引越のことを告げられた時に、「よかったですね、これでご家族の下へ帰れますね」と言いました。Mさんは、ホッとしたような嬉しいような、そんな感じに見えました。プライベートなことを詮索する気も無いですが、引っ越し日の立ち話の時に、私より6歳若い方だと初めて知りました(もっと若いと思っていました)。定年を意識する年代ですが、それまでは家族の居る自宅から通勤するようです。何だか別れるのは寂しいですが、彼にとってはきっと良いことなのでしょう。

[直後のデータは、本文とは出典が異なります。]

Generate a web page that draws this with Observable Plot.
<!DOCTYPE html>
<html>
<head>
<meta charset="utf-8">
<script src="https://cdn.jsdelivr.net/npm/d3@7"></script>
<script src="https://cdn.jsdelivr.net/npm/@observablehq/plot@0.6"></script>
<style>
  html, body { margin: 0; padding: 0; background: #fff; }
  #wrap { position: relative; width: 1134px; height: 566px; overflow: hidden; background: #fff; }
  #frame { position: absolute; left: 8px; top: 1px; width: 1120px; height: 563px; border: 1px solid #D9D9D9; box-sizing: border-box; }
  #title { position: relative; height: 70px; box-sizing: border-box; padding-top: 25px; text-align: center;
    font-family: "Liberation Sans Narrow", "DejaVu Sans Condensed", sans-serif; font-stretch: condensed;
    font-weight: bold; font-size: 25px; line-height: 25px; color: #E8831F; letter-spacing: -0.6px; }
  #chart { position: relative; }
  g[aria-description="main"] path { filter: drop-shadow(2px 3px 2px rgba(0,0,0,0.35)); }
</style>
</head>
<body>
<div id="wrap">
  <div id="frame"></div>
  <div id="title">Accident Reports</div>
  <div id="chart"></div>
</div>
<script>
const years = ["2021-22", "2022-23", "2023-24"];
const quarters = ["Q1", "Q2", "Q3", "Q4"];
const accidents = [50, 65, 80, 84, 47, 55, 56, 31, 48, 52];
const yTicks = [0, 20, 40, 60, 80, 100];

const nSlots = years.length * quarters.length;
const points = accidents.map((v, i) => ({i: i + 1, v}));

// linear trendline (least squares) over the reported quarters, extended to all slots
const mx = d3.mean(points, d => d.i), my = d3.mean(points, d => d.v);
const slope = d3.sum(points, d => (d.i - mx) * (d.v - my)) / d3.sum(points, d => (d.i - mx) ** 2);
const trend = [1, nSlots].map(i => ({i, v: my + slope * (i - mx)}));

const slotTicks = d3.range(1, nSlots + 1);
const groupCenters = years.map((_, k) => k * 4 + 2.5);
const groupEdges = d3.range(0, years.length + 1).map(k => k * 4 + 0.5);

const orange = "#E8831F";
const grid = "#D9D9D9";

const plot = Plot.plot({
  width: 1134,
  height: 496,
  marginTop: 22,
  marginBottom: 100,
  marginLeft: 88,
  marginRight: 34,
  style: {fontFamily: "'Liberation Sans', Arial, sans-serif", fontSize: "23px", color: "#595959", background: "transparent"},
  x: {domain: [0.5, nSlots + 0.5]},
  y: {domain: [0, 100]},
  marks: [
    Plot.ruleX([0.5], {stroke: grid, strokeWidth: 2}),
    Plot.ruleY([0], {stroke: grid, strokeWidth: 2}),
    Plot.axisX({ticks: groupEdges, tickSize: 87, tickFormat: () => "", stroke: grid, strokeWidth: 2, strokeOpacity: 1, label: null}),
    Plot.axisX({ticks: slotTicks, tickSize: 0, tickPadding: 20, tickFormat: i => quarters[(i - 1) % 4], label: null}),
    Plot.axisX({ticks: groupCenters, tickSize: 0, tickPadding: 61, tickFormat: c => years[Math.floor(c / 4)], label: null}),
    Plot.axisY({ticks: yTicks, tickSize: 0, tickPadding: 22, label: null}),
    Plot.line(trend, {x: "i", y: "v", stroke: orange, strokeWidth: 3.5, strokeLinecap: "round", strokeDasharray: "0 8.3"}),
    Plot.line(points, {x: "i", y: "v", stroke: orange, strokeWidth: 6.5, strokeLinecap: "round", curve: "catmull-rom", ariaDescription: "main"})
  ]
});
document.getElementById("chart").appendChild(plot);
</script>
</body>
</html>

「生活面でいろいろ教えていただいたり、お世話になって、ありがとうございました」と言ってくれました。私は、「東京に比べれば、こんな田舎に7年も単身赴任しなければならないのは、不自由で不本意だったと思います。この街での7年間は、Mさんにとって良い印象ではなかったかもしれません。けれど、ここも住んでみればまんざら悪い所ではないですよ。また近くまで来られたら寄ってください」と応えました。
朝から業者が荷物を運び出していましたが、単身赴任ではそう多くの荷物ではなかったようで、小一時間で業者のトラックへの積み込みが終わりました。最後に別れる時、お互い深々とお辞儀をし合って、Mさんは去っていきました。いや、帰っていった、と言った方が良いかもしれません。また一つ、別れを経験してしまいました。
人はその人生の中で多くの他人と出会います。その人の繋がりは、深かったり浅かったり、濃かったり薄かったり、様々です。多くの事を知ってしまったり、知らない方が良かったり、様々です。それでも、身近な人がいなくなることには、幾ばくかの寂寥を感じてしまいます。でもMさんの今後を思えば、きっと良い事なのだと思うことにしました。
空は晴、でも冷たい風の吹く日のことでした。